A few years after the destruction of Carthage in the third Punic war, Rome was faced with an internal crisis when the Tribute of the Plebs Tiberius Gracchus had announced an agrarian reform bill. For his trouble he was murdered by members of the Senate, Appian in his account of the civil wars which destroy the Republic starts his narrative with this incident. Tiberius Gracchus was said by Appian to be the first man murdered in civil strife in Rome’s long history despite merely trying to reinforce a lapsed law. Sallust later wrote after the death of Julius Caesar, that the Gracchi had been too extreme in their methods. Though, in actuality the Gracchi had been following the constitutional rout to pass a law. It merely contrived the interests of the wealth land owners among the Senate and therefore the Gracchi were murdered by members of the Senate. This aberration is hard to explain given it happened not soon after the period which Polybius had declared the Roman constitution to be near perfect. An explanation to this can be seen in Rome’s relationship to Carthage. The different elements of the government, both aristocratic and democratic, functioned well together when faced with an external threat, but Polybius’s idealized balanced constitution became unstuck when left to its own devices.

The theory of mixed constitutions which Polybius offered to explain the success of Rome is only a partly accurate picture of Rome’s government. Commencing his treatment of Rome’s constitution from the assumptions of largely platonic Greek philosophy he applied abstract concepts to explain political dynamics with a high degree of irregularity. He misconstrues the nature of the consulship by denoting it as monarchal counterbalance to the senate. The consulship was not a counterbalance to the Senate, it was an office always held by individuals from the Senate and accountable to it. The Senate’s power increased with the expansion of Rome, a fact not captured by the process of legislation. But Polybius, while he gives lip service to the power of the Roman people identifies the dominance of the Senate as curial for Rome’s success against Carthage. Carthage was also an important influence upon Rome’s good government. Fear of it forced cooperation between different sections of the elite and between the orders. Once Carthage had been defeated, that external pressure was alleviated and there was no force to ensure a tightly ordered government. Rome proved unable to moderately govern itself through internal upheavals and this ultimately led to the death of the Republic and its constitution.

Written by Mathew Toll.


Bibliography.

Aristotle, The Politics, Trans T.A. Sinclair, (Suffolk, 1976).
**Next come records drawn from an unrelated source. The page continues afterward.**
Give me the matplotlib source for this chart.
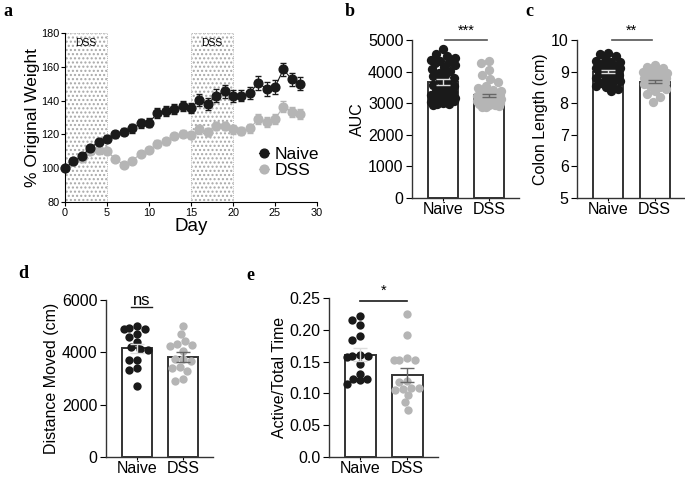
import matplotlib

matplotlib.use('Agg')
from matplotlib import pyplot as plt
import numpy as np

plt.rcParams['font.family'] = ['Liberation Sans', 'DejaVu Sans']

W, H = 685, 478

# ---- panel a: weight over time
days = list(range(29))
naive_wt = [100, 104, 107, 112, 115.5, 117.5, 120, 121.5, 123.5, 126.5, 127, 132.5, 134, 135, 137,
            135.5, 140.5, 138, 143, 145.5, 142.5, 143, 144.5, 150.5, 147, 148, 158.5, 152.5, 150]
naive_wt_err = [0.5, 1.5, 1.5, 2, 2, 2, 2, 2, 2.5, 2.5, 2.5, 3, 3, 3, 3, 3, 3.5, 3.5, 4, 4,
                3.5, 3.5, 3.5, 4, 4, 4, 4, 4, 4]
dss_wt = [100, 104, 106, 110, 111, 110, 105.5, 102, 104.5, 108.5, 110.5, 114.5, 116, 119, 120.5,
          119.5, 123, 121.5, 125, 125, 123, 122, 123.5, 129, 127.5, 129, 136.5, 133.5, 132]
dss_wt_err = [0.5, 1, 1, 1.5, 1.5, 1.5, 1.5, 1.5, 1.5, 1.5, 1.5, 2, 2, 2, 2, 2, 2.5, 2.5, 2.5, 2.5,
              2.5, 2.5, 2.5, 3, 3, 3, 3.5, 3, 3]
dss_periods = [(0, 5), (15, 20)]

groups = ['Naive', 'DSS']

# ---- panel b: AUC
auc_naive = [4700, 4560, 4480, 4430, 4380, 4330, 4310, 4280, 4220, 4150, 4080, 4020, 3960, 3900,
             3850, 3790, 3720, 3650, 3590, 3540, 3500, 3460, 3400, 3350, 3300, 3260, 3230, 3200,
             3180, 3150, 3130, 3100, 3080, 3060, 3040, 3010, 2990, 2960, 2940, 3120]
auc_dss = [4350, 4280, 4060, 3900, 3780, 3660, 3560, 3490, 3430, 3390, 3350, 3320, 3300, 3270,
           3250, 3230, 3210, 3200, 3180, 3160, 3150, 3130, 3110, 3100, 3090, 3070, 3050, 3040,
           3020, 3000, 2990, 2970, 2950, 2930, 2910, 2890, 2870, 3140, 3060, 3010]
auc_mean = [3680, 3250]
auc_sem = [100, 50]

# ---- panel c: colon length
colon_naive = [9.6, 9.55, 9.5, 9.45, 9.35, 9.3, 9.3, 9.25, 9.2, 9.15, 9.1, 9.1, 9.1, 9.05, 9.0,
               9.0, 8.95, 8.9, 8.9, 8.85, 8.8, 8.75, 8.7, 8.7, 8.65, 8.6, 8.55, 8.5, 8.45, 8.4]
colon_dss = [9.2, 9.15, 9.1, 9.05, 9.0, 9.0, 8.95, 8.9, 8.9, 8.85, 8.8, 8.8, 8.75, 8.7, 8.7,
             8.65, 8.6, 8.6, 8.55, 8.5, 8.45, 8.4, 8.3, 8.2, 8.05]
colon_mean = [9.0, 8.68]
colon_sem = [0.05, 0.04]

# ---- panel d: distance moved
dist_naive = [4900, 4990, 4920, 4900, 4580, 4710, 4190, 4110, 4090, 3720, 3720, 3390, 3340, 2710, 4400]
dist_dss = [5000, 4700, 4250, 4280, 4300, 4430, 4050, 3740, 3740, 3650, 3450, 3420, 3280, 2900, 2980]
dist_mean = [4150, 3820]
dist_sem = [180, 200]

# ---- panel e: active / total time
act_naive = [0.221, 0.215, 0.207, 0.190, 0.184, 0.159, 0.160, 0.158, 0.159, 0.146, 0.130, 0.114,
             0.121, 0.122, 0.122]
act_dss = [0.225, 0.192, 0.155, 0.152, 0.153, 0.153, 0.120, 0.106, 0.108, 0.109, 0.107, 0.098,
           0.086, 0.074, 0.118]
act_mean = [0.161, 0.129]
act_sem = [0.010, 0.011]

BLACK = '#1a1a1a'
GRAY = '#b5b5b5'
FS = 11.5


def px_axes(fig, l, t, r, b):
    return fig.add_axes([l / W, 1 - b / H, (r - l) / W, (b - t) / H])


def swarm(vals, ypx, xpx, mind, maxoff):
    # beeswarm kept inside the bar: closest free slot to the centre, else the least crowded one
    placed = []
    offs = np.zeros(len(vals))
    cands = np.arange(-maxoff, maxoff + 0.5, 1.0)
    cands = cands[np.argsort(np.abs(cands), kind='stable')]
    for i in np.argsort(-np.asarray(vals)):
        y = vals[i] * ypx
        best, best_d = 0.0, -1
        for cand in cands:
            d = min([np.hypot(cand - px, y - py) for px, py in placed] or [1e9])
            if d >= mind:
                best = cand
                break
            if d > best_d + 0.5:
                best, best_d = cand, d
        placed.append((best, y))
        offs[i] = best / xpx
    return offs


def bar_panel(fig, box, naive, dss, mean, sem, ylim, yticks, yticklabels, ylabel, msize, mind, maxoff):
    ax = px_axes(fig, *box)
    l, t, r, b = box
    ax.set_xlim(-0.67, 1.65)
    ax.set_ylim(*ylim)
    ypx = (b - t) / (ylim[1] - ylim[0])
    xpx = (r - l) / 2.32
    ax.bar([0, 1], mean, width=0.65, color='white', edgecolor='#333333', linewidth=1.4, zorder=1)
    for i, (vals, c) in enumerate([(naive, BLACK), (dss, GRAY)]):
        vals = np.array(vals, dtype=float)
        offs = swarm(vals, ypx, xpx, mind, maxoff)
        ax.scatter(i + offs, vals, s=msize, color=c, zorder=2, linewidths=0)
        ecol = '#dddddd' if i == 0 else '#666666'
        ax.errorbar(i, mean[i], yerr=sem[i], color=ecol, capsize=5, capthick=1, elinewidth=1, zorder=3)
    ax.set_yticks(yticks)
    ax.set_yticklabels(yticklabels, fontsize=FS)
    ax.set_xticks([0, 1])
    ax.set_xticklabels(groups, fontsize=FS)
    ax.tick_params(axis='x', length=2.5, pad=0.5)
    ax.tick_params(axis='y', length=4, pad=2)
    for s in ['top', 'right']:
        ax.spines[s].set_visible(False)
    for s in ['left', 'bottom']:
        ax.spines[s].set_linewidth(1.0)
        ax.spines[s].set_color('#333333')
    ax.set_ylabel(ylabel, fontsize=FS, labelpad=2)
    return ax


fig = plt.figure(figsize=(W / 100, H / 100), dpi=100)

# ---- a
ax = px_axes(fig, 65, 33, 317, 202)
for s0, s1 in dss_periods:
    ax.axvspan(s0, s1, facecolor='white', edgecolor='#a8a8a8', hatch='....', linewidth=0.6,
               linestyle=':', zorder=0)
    ax.text((s0 + s1) / 2, 174, 'DSS', ha='center', va='center', fontsize=7.5, zorder=1)
ax.errorbar(days, dss_wt, yerr=dss_wt_err, color=GRAY, marker='o', markersize=6.3, linewidth=0.8,
            capsize=2.5, elinewidth=0.8, label='DSS', clip_on=False, zorder=2)
ax.errorbar(days, naive_wt, yerr=naive_wt_err, color=BLACK, marker='o', markersize=6.3, linewidth=0.8,
            capsize=2.5, elinewidth=0.8, label='Naive', clip_on=False, zorder=3)
ax.set_xlim(0, 30)
ax.set_ylim(80, 180)
ax.set_xticks(range(0, 31, 5))
ax.set_yticks(range(80, 181, 20))
ax.tick_params(labelsize=7.8, length=3, pad=1)
for s in ['top', 'right']:
    ax.spines[s].set_visible(False)
ax.set_xlabel('Day', fontsize=13.5, labelpad=0)
ax.set_ylabel('% Original Weight', fontsize=12.5, labelpad=1)
handles, labels = ax.get_legend_handles_labels()
ax.legend([h[0] for h in handles[::-1]], labels[::-1], loc='lower right', bbox_to_anchor=(1.07, 0.05),
          frameon=False, fontsize=12.5, handlelength=0.6, handletextpad=0.3, labelspacing=0.05)

# ---- b
axb = bar_panel(fig, (412, 40, 519, 198), auc_naive, auc_dss, auc_mean, auc_sem, (0, 5000),
                range(0, 5001, 1000), [str(v) for v in range(0, 5001, 1000)], 'AUC', 45, 8, 12)
axb.plot([0.05, 0.95], [5000, 5000], color='#555555', linewidth=1.2, clip_on=False)
axb.text(0.5, 5080, '***', ha='center', va='bottom', fontsize=10.5)

# ---- c
axc = bar_panel(fig, (577, 40, 685, 198), colon_naive, colon_dss, colon_mean, colon_sem, (5, 10),
                range(5, 11), [str(v) for v in range(5, 11)], 'Colon Length (cm)', 45, 8, 12)
axc.plot([0.08, 0.95], [10, 10], color='#555555', linewidth=1.2, clip_on=False)
axc.text(0.5, 10.08, '**', ha='center', va='bottom', fontsize=10.5)

# ---- d
axd = bar_panel(fig, (106, 300, 213, 457), dist_naive, dist_dss, dist_mean, dist_sem, (0, 6000),
                range(0, 6001, 2000), [str(v) for v in range(0, 6001, 2000)], 'Distance Moved (cm)',
                36, 8, 13)
axd.text(0.1, 5800, 'ns', ha='center', va='baseline', fontsize=12)
axd.plot([-0.12, 0.32], [5720, 5720], color=BLACK, linewidth=1.0, clip_on=False)

# ---- e
axe = bar_panel(fig, (329, 298, 438, 457), act_naive, act_dss, act_mean, act_sem, (0, 0.25),
                [0, 0.05, 0.10, 0.15, 0.20, 0.25], ['0.0', '0.05', '0.10', '0.15', '0.20', '0.25'],
                'Active/Total Time', 36, 8, 13)
axe.plot([0.0, 1.0], [0.245, 0.245], color=BLACK, linewidth=1.2, clip_on=False)
axe.text(0.5, 0.25, '*', ha='center', va='bottom', fontsize=10.5)

for letter, x, y in [('a', 3, 12), ('b', 345, 12), ('c', 525, 12), ('d', 18, 274), ('e', 246, 276)]:
    fig.text(x / W, 1 - y / H, letter, fontsize=13, fontweight='bold', family='Liberation Serif',
             ha='left', va='center')

fig.savefig('out.png', dpi=100)
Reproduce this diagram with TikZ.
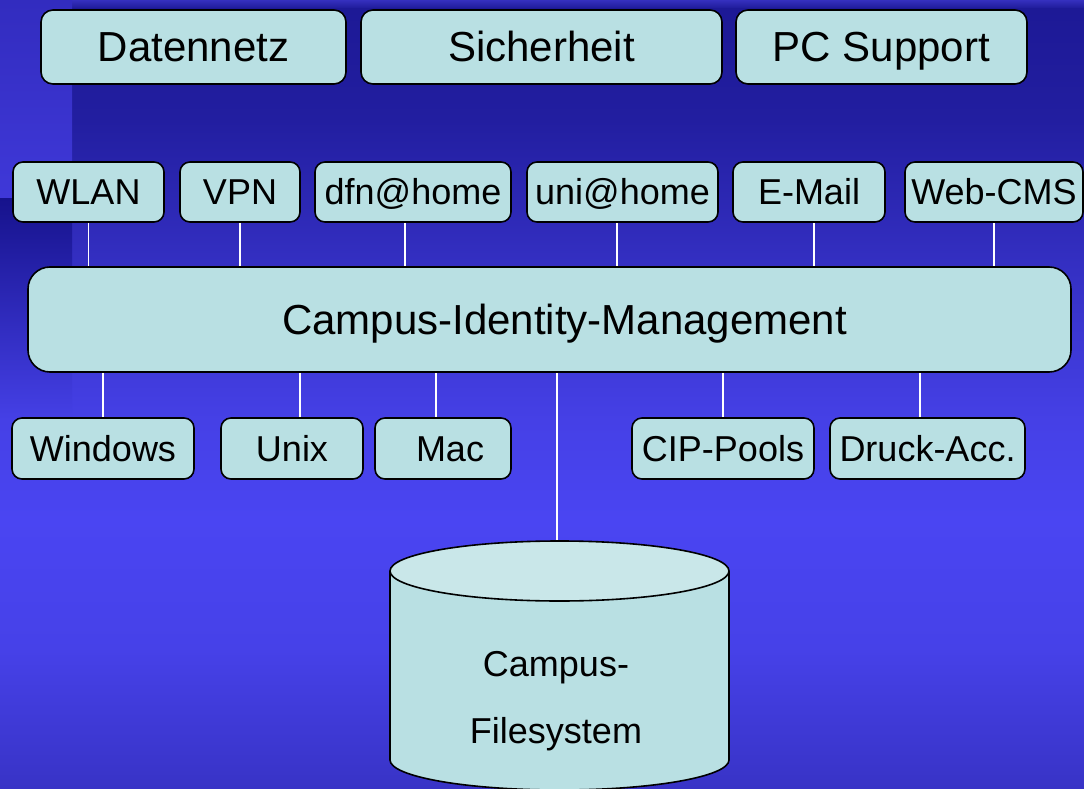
\documentclass[tikz,border=0pt]{standalone}
\usepackage{fontspec}
\setmainfont{Liberation Sans}
\definecolor{boxfill}{HTML}{B9E0E3}
\definecolor{cyltop}{HTML}{C9E7E9}
\definecolor{bgTop}{HTML}{3530BE}
\definecolor{bgA}{HTML}{1D1996}
\definecolor{bgB}{HTML}{221EA0}
\definecolor{bgC}{HTML}{3631C6}
\definecolor{bgD}{HTML}{4540E6}
\definecolor{bgE}{HTML}{4A45F2}
\definecolor{bgF}{HTML}{4641E8}
\definecolor{bgG}{HTML}{3833C6}
\definecolor{stripA}{HTML}{322CBF}
\definecolor{stripB}{HTML}{3F38D8}
\definecolor{stripC}{HTML}{16128C}
\pgfdeclarelayer{back}
\pgfdeclarelayer{links}
\pgfsetlayers{back,links,main}
\begin{document}
\begin{tikzpicture}[x=1pt,y=-1pt,
  box/.style={draw=black, line width=1.6pt, fill=boxfill, rounded corners=10pt,
    inner sep=0pt, text height=25.8pt, text depth=0pt,
    font=\fontsize{36}{40}\selectfont},
  bigbox/.style={box, rounded corners=12pt, text height=30pt, font=\fontsize{42}{48}\selectfont},
  hubbox/.style={box, rounded corners=22pt, text height=30pt, font=\fontsize{42}{48}\selectfont},
  link/.style={draw=white, line width=1.5pt},
  cyltext/.style={anchor=base, inner sep=0pt, font=\fontsize{36}{40}\selectfont}]
\useasboundingbox (0,0) rectangle (1084,789);

% background bands
\begin{pgfonlayer}{back}
  \shade[top color=bgTop, bottom color=bgA] (0,0) rectangle (1084,9);
  \shade[top color=bgA, bottom color=bgB] (0,9) rectangle (1084,120);
  \shade[top color=bgB, bottom color=bgC] (0,120) rectangle (1084,280);
  \shade[top color=bgC, bottom color=bgD] (0,280) rectangle (1084,420);
  \shade[top color=bgD, bottom color=bgE] (0,420) rectangle (1084,520);
  \shade[top color=bgE, bottom color=bgF] (0,520) rectangle (1084,650);
  \shade[top color=bgF, bottom color=bgG] (0,650) rectangle (1084,789);
  % left edge strip
  \shade[top color=stripA, bottom color=stripB] (0,0) rectangle (72,198);
  \shade[top color=stripC, bottom color=bgD] (0,198) rectangle (72,420);
\end{pgfonlayer}

% top row
\node[bigbox, minimum width=305, minimum height=74] (datennetz) at (193.5,47) {Datennetz};
\node[bigbox, minimum width=361, minimum height=74] (sicherheit) at (541.5,47) {Sicherheit};
\node[bigbox, minimum width=291, minimum height=74] (pcsupport) at (881.5,47) {PC Support};

% services
\node[box, minimum width=151, minimum height=60] (wlan) at (88.5,192) {WLAN};
\node[box, minimum width=120, minimum height=60] (vpn) at (240,192) {VPN};
\node[box, minimum width=196, minimum height=60] (dfn) at (413,192) {dfn@home};
\node[box, minimum width=191, minimum height=60] (uni) at (622.5,192) {uni@home};
\node[box, minimum width=152, minimum height=60] (email) at (809,192) {E-Mail};
\node[box, minimum width=178, minimum height=60] (webcms) at (994,192) {Web-CMS};

% identity management
\node[hubbox, minimum width=1043, minimum height=105] (cim) at (549.5,319.5) {\hspace{30pt}Campus-Identity-Management};

% systems
\node[box, minimum width=182, minimum height=61] (windows) at (103,448.5) {Windows};
\node[box, minimum width=142, minimum height=61] (unix) at (292,448.5) {Unix};
\node[box, minimum width=136, minimum height=61] (mac) at (443,448.5) {\hspace{14pt}Mac};
\node[box, minimum width=182, minimum height=61] (cip) at (723,448.5) {CIP-Pools};
\node[box, minimum width=195, minimum height=61] (druck) at (927.5,448.5) {Druck-Acc.};

% file system drum
\fill[boxfill] (390,571) -- (390,760) arc[start angle=180, end angle=360, x radius=169.5pt, y radius=30pt] -- (729,571) -- cycle;
\draw[line width=1.6pt] (390,571) -- (390,760) arc[start angle=180, end angle=360, x radius=169.5pt, y radius=30pt] -- (729,571);
\draw[line width=1.6pt, fill=cyltop] (559.5,571) ellipse [x radius=169.5pt, y radius=30pt];
\coordinate (fstop) at (557,541);
\node[cyltext] (fs) at (556,676) {Campus-};
\node[cyltext] (fs2) at (556,743) {Filesystem};

% connectors
\begin{pgfonlayer}{links}
  \draw[link] (wlan.south) -- (wlan.south |- cim.north);
  \draw[link] (vpn.south) -- (vpn.south |- cim.north);
  \draw[link] ([xshift=-8pt]dfn.south) -- ([xshift=-8pt]dfn.south |- cim.north);
  \draw[link] ([xshift=-5.5pt]uni.south) -- ([xshift=-5.5pt]uni.south |- cim.north);
  \draw[link] ([xshift=5pt]email.south) -- ([xshift=5pt]email.south |- cim.north);
  \draw[link] (webcms.south) -- (webcms.south |- cim.north);
  \draw[link] (windows.north) -- (windows.north |- cim.south);
  \draw[link] ([xshift=8pt]unix.north) -- ([xshift=8pt]unix.north |- cim.south);
  \draw[link] ([xshift=-7pt]mac.north) -- ([xshift=-7pt]mac.north |- cim.south);
  \draw[link] (cip.north) -- (cip.north |- cim.south);
  \draw[link] ([xshift=-7.5pt]druck.north) -- ([xshift=-7.5pt]druck.north |- cim.south);
  \draw[link] (cim.south -| fstop) -- (fstop);
\end{pgfonlayer}
\end{tikzpicture}
\end{document}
Appian, The Civil Wars, Trans John Carter (London, 1996).

Crawford , Michel, The Roman Republic, (London, 1992).

Fritz, Kurt Von, The Theory of Mixed Constitution in Antiquity: A Critical Analysis of Polybius Ideas, (New York, 1954.

Livy, The Early History of Rome: Books I-V of The History of Rome From its Foundation, (London, 2002.

Polybius, The Rise Of The Roman Empire, Trans Ian Scott-Kilvert (St Ives, 1979).

Sallust, The Jugurthine War/The Conspiracy of Catiline, Trans S.A. Handford, (London, 1963.

Vishnia, Rachel Feig, State, Society and Popular Leaders in Mid-Republican Rome 241-167 BC,(London, 1996).

2 comments:

Basir said...

Rome never defeated Hannibal. Hannibal beat Rome relentlessly, but never occupied Rome due to exhaustion and company depletion (low manpower). Hannibal returned home never actually conquering Rome.

Mathew Toll said...

The Battle of Zama: Publius Cornelius Scipio Africanus defeated Hannibal in 202 bc.

No, Hannibal never captured Rome itself. But no one here claims that.